In this city of cosmopolitan cattle, sprawling like a network of bulging veins or a patch of inflamed hair follicles ringing a rectum, every other road lies in a thicket of cones and construction equipment. Each day I play a dull game, two tired games of chance, rather; will my sole means of conveyance go up in a cloud of black smoke, will I get caught in a traffic jam so thick it turns my car into a jar of sickening preserves.
Drinking a keg of coffee and swerving around potholes that, if I hit them, would pop my tires and blow a radiator, cause me to cut my tongue in half and knock my prostate to the ceiling of my skull. Anxiety and boredom rising together, congenital twin brothers born of the same abyss at the same time but with different methods of torturing all damned souls under the withering sun. One raises blood pressure and pumps infernal images and ghoulish scenarios into my brain, sets the earth spinning and rocks the ocean of acid in my belly, and the other strip mines the inner and outer worlds of all beauty and meaning, sucking all the juices from fruits and soaking up all the colors and bringing the whole span of history before me like a flavorless meal replacement paste.

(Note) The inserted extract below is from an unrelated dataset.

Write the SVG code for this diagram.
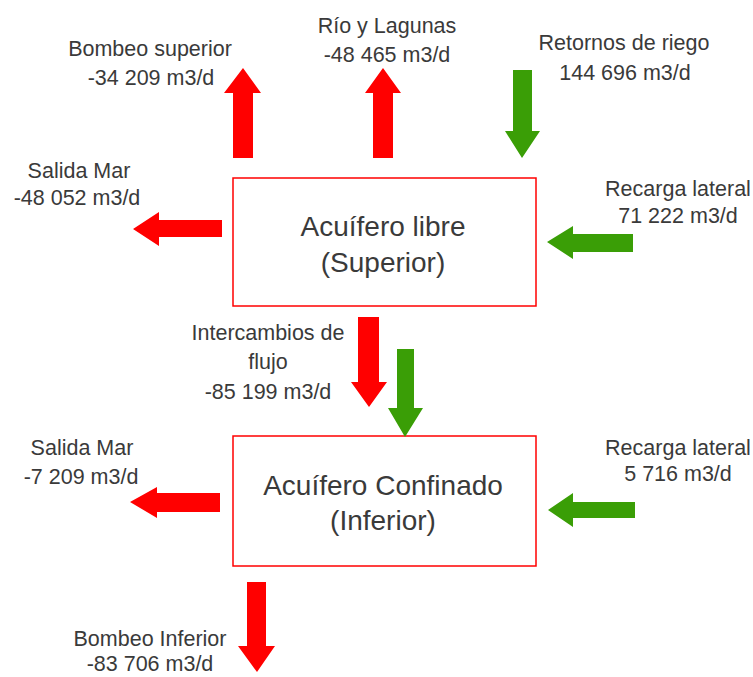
<svg xmlns="http://www.w3.org/2000/svg" width="753" height="677" viewBox="0 0 753 677">
<style>
text{font-family:"Liberation Sans",Arial,sans-serif;fill:#3a3a3a;text-anchor:middle}
.lbl{font-size:21.5px}
.big{font-size:28px}
.box{fill:#fff;stroke:#ff0000;stroke-width:1.5}
.red{fill:#ff0000}
.grn{fill:#3a9e06}
</style>
<rect width="753" height="677" fill="#fff"/>
<g id="acuifero-libre">
<rect class="box" x="233" y="178" width="303" height="128"/>
<text class="big" x="383" y="236">Acuífero libre</text>
<text class="big" x="383" y="272">(Superior)</text>
</g>
<g id="acuifero-confinado">
<rect class="box" x="233" y="436" width="303" height="130"/>
<text class="big" x="383" y="495">Acuífero Confinado</text>
<text class="big" x="383" y="530">(Inferior)</text>
</g>
<g id="connectors">
<polygon class="red" points="233,158 233,93 224,93 243,68 261,93 253,93 253,158"/>
<polygon class="red" points="373,158 373,93 365,93 383,68 401,93 393,93 393,158"/>
<polygon class="grn" points="513,70 532,70 532,131 540,131 522,158 505,131 513,131"/>
<polygon class="red" points="222,220 159,220 159,212 133,229 159,246 159,237 222,237"/>
<polygon class="grn" points="633,234 573,234 573,226 547,242 573,259 573,252 633,252"/>
<polygon class="red" points="358,317 379,317 379,382 387,382 369,407 351,382 358,382"/>
<polygon class="grn" points="397,349 414,349 414,408 423,408 405,437 388,408 397,408"/>
<polygon class="red" points="220,493 157,493 157,487 130,502 157,518 157,512 220,512"/>
<polygon class="grn" points="635,502 573,502 573,493 548,510 573,527 573,518 635,518"/>
<polygon class="red" points="247,582 266,582 266,646 275,646 257,672 238,646 247,646"/>
</g>
<g id="labels">
<text class="lbl" x="150" y="56">Bombeo superior</text>
<text class="lbl" x="151" y="85">-34 209 m3/d</text>
<text class="lbl" x="387" y="33">Río y Lagunas</text>
<text class="lbl" x="387" y="62">-48 465 m3/d</text>
<text class="lbl" x="624" y="50">Retornos de riego</text>
<text class="lbl" x="625" y="80">144 696 m3/d</text>
<text class="lbl" x="79" y="178">Salida Mar</text>
<text class="lbl" x="77" y="205">-48 052 m3/d</text>
<text class="lbl" x="678" y="196">Recarga lateral</text>
<text class="lbl" x="678" y="223">71 222 m3/d</text>
<text class="lbl" x="268" y="340">Intercambios de</text>
<text class="lbl" x="268" y="369">flujo</text>
<text class="lbl" x="268" y="399">-85 199 m3/d</text>
<text class="lbl" x="82" y="455">Salida Mar</text>
<text class="lbl" x="81" y="484">-7 209 m3/d</text>
<text class="lbl" x="678" y="455">Recarga lateral</text>
<text class="lbl" x="678" y="481">5 716 m3/d</text>
<text class="lbl" x="150" y="646">Bombeo Inferior</text>
<text class="lbl" x="150" y="671">-83 706 m3/d</text>
</g>
</svg>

Boredom dropkicks me out of my apartment and then anxiety pricks me with a million used steel toothpicks, releases its armies of invisible fire ants and floods the skies with amplified bees and wasps. A rented home; can’t live in it, can’t live outside it. My own soul, my blasted interior, my rude homunculus tagging along like a classmate I can’t shake, with his bizarre interests and feral tics, picking his ears and belching and droning on about bad science fiction, his hair smelling of prescription shampoo.
Each person I encounter on the road, on the street, in the aisles of department stores, in line at the cafe or on the machine next to me at the gym, reminds me of my own dummy stuffing, the annoyance I feel toward my own existence, the mysteries of my own movements, their senseless heaviness. Breast strokes in wet cement, hoeing the rancid clay, shouting at dead buds as if frustration were rain to make them flower.
Gym again, work out, work on, work up, working off the calories, the shame, the spectral monkey digging its nails into my back; in shorts and sneakers, changing in the whitewiped locker room while a man with a shaved shining head stands spraddled at the urinal and breaths with drawn out rasps and pisses in staccato rhythm like a lawn sprinkler. On the stair master, an ascension to nowhere, my MC Escher exercise as the speakers boom with jungle drums and men bragging about getting their dicks sucked.
Training four or five days a week for a feeling of vigor and an image of masculine strength. A private mood and a shadow on the wall. Worse things you could do with your time. Better things too but who’s paying attention. First impulsive answer; everyone; everyone is paying attention all the time, that’s all I ever hear about. No, hold on, it’s that everyone is distracted all the time; no, it’s that they’re laser focused on how no one else around them has any focus; it’s a lot of watching and recording and spying and obsidian eyes prying open images of your soul and inattentive drivers and bored distracted students and teachers and men falling into open manholes and security guards playing candy crush while robbers walk off with cash registers and powerful men making decisions half asleep with a sandwich in one hand and a text from a hooker in the other.
The more you talk about something the more you kill it, until it’s so dead all that’s left to do is talk about it some more. By the time it’s on screen it’s already terminal. The word murders the thing and then more words murder those words. Circular discourse ends with a Mexican stand-off and the last wounded word killing itself.
Read about how no one reads. Only by archaic metrics, antique standards. Your average orphan chimney sweeper isn’t reading Balzac on the bus, but every half-wit has written and read more texts and posts and comments than all the letters in The Library of Babel. Every septic-pump truck driver’s brain is an infinite forum of marble columns. Janitors mop vomit during the day and write cultural criticism at night. Physicists dick around with dark matter and watch cartoons on evenings and weekends.
Elite officials with ivy league degrees have the dumbest interests, see themselves as beneath their children; the childless motel clerk writes like Cato the Elder; traditionalists indulge their Oswald Spengler footnote fetish.
No one buys books, they say. That’s because we breathe them. Paper cuts in our lungs from the atmosphere. What’s making people fat is the narrative cheese, the verbal cream, the constant snacking on fried and salted essays.
Art is dead, literature is dead, the author is dead, the internet is dead. And they’re all still here, coked up and dancing in a disco that lets everyone in and never shuts down. Being dead never stopped anything from living.
"Every half-wit has written and read more texts and posts and comments than all the letters in The Library of Babel." Since it's an infinite library with an unending number of letters, it could be said that's not strictly true, but I do get what you mean.
Still, what are you gonna do? Stay schtum like a prophet with no more prophecies in a dusty ole desert? Gotta post, man, gotta post...
Terrific stuff. I dare say I like the cut of your jib. Or is it jibe?